Garbage in, garbage out
As a regular recipient of monetary proposals from Nigeria, offers of instant credit approval, and ads for physical, er, ‘enhancement’, Folklaw is well aware of the Inbox’s ability to attract the electronic equivalent of industrial waste. Not surprisingly, then, our interest was piqued by some apparently diligent research into how long lawyers spend taking out the garbage — and how much that time costs their firms.
California-based Edward Poll, on his blog (www.lawbizblog.com), reckons it’s a lot of moulah — US$80,000 to be precise.
“Based on personal experience, it is easy to estimate that most lawyers take about one or two hours each working day to ‘clear out’ their e-mail boxes,” he says in a special report. Based on a puny 200 work-day year, with two hours of cyber cleansing and a US$200 billable hour (even though most US attorneys charge more), that comes to a hefty US$80,000 of wasted billable time per year.
“Given the rapidity of response that e-mails encourage, it’s likely that very few lawyers are truly capturing the time that they’re spending on legitimate client communications, like phone conversations and e-mail communications,” Ed writes. “Yet lawyers are going so fast doing so many things, that they don’t actually write down their time notation as they’re working on e-mails.”
“Client e-mail gets so enmeshed in what has been called ‘administrivia’ that their importance is not adequately accounted for. The result is lost profitability.”
Not to mention, Folklaw suggests, lost time that could have been usefully employed in surfing the web for non work-related purposes.
Love website puts foot down
Folklaw has little tolerance — though tempered with a pinch of humour — for the over-litigious, ‘if it moves, you can sue it’ approach to litigation. We could, however, feel only sympathy for the US-based former Skadden Arps lawyer who has taken on an internet dating site after it refused to allow him to register because he was already married. According to our pals at Rollonfriday.com, the lovelorn legal eagle tracked down the eHarmony.com website in his search for some action and diligently filled out the online profile. This apparently took him a couple of hours, but no doubt he was also reading the site’s fine print, disclaimers, privacy info etc etc. After all, even regarding affairs of the heart lawyers are always lawyers, aren’t they?
Coming to the relationship status question, our friend (truthfully) ticked the “legally separated” box, anticipating that lurrv was now only a few mouse clicks away. But what do you know?
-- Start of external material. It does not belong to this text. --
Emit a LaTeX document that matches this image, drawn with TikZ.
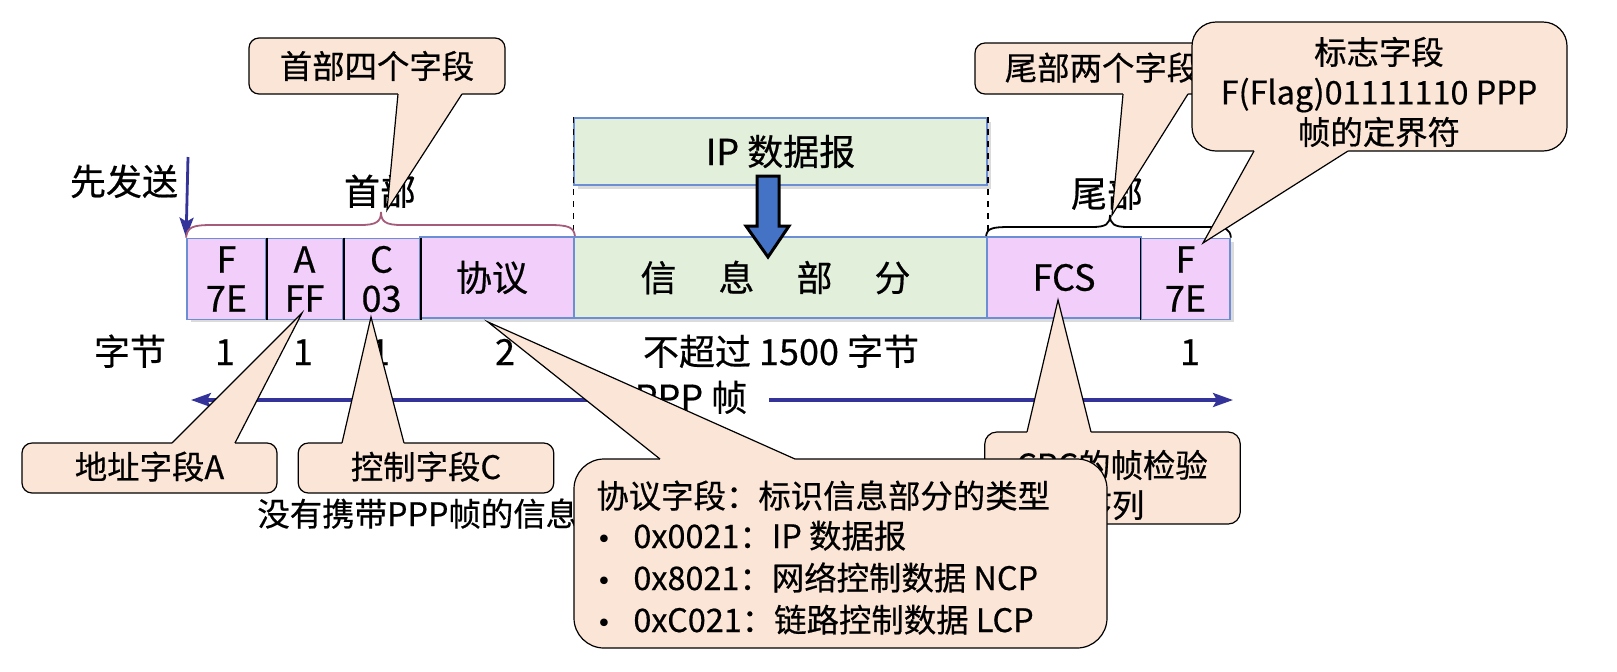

Like a worried parent imposing a curfew on a hormone-fuelled 15 year-old, eHarmony told our unfortunately still hitched, but would-be Romeo, that it’s not going to happen until he is “free of relationship commitments”. (Hang on, isn’t that the girlfriend’s line anyway?)
While the site isn’t comfortable with the prospect of aiding and abetting an adulterous liaison, it nevertheless is quite happy for the lawyer to sign up once the spousal ties are severed. But that’s kind of missing the point and we applaud our friend’s decision to sue for discrimination on the basis of marital status.
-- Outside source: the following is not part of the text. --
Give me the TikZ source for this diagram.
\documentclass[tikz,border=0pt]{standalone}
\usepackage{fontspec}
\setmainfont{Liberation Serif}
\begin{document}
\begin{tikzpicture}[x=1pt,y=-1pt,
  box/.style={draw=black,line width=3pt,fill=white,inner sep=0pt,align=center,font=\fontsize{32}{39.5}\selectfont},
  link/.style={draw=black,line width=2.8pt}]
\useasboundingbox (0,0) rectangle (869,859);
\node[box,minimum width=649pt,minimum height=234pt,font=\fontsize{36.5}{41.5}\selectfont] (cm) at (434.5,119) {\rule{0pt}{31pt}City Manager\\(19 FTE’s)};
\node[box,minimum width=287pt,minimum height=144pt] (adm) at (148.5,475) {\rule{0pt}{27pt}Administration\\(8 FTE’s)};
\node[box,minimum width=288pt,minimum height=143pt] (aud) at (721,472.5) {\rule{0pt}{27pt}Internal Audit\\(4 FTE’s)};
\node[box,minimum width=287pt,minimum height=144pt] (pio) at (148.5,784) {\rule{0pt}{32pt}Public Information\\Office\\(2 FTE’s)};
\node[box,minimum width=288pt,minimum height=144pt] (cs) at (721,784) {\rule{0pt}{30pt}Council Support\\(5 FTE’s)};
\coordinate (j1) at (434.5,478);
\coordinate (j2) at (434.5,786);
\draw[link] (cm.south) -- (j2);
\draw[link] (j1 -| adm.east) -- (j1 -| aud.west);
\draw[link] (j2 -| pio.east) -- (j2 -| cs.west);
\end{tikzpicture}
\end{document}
Folklaw has dipped a toe into the world of internet dating, under a more personal guise of course — including, on one occasion, dinner with a top tier partner who had one or two unsavoury things to say about life at her firm — and thus appreciates the need not only to have your day in court, but also to have your day a courting.
Show me the money
And in another tale of amorous woe from Rollonfriday.com — or amour that seems to have gone off the rails in this case — a UK lawyer who has served more than 10 years of time for contempt of court has been sent back to the slammer after refusing to tell his ex-wife where he has stashed his money. The 68 year-old divorced his wife 11 years ago but wouldn’t tell the ex what had happened to a tidy little GBP1.4 million which she alleged was hidden in offshore bank accounts. One judge after another has found him guilty of contempt. But when you consider that at the most recent of these hearings, our man refused to say where he’d stashed the cash, allegedly declaring — and we quote — “I’d rather spend my life in jail than give that bitch a single penny”, you can understand where the judges are coming from.
The man’s own lawyer claims his client is neither insane nor eccentric (although, as Rollonfriday reports, if he’d simply stolen the cash he would only have got seven years anyway). Folklaw can’t help but wonder that if both he and the courts stick to their guns, then the man may be detained at Her Majesty’s Pleasure for quite a while, perhaps even taking the location of the loot to his grave. We assume the wife was written out of his will sometime ago.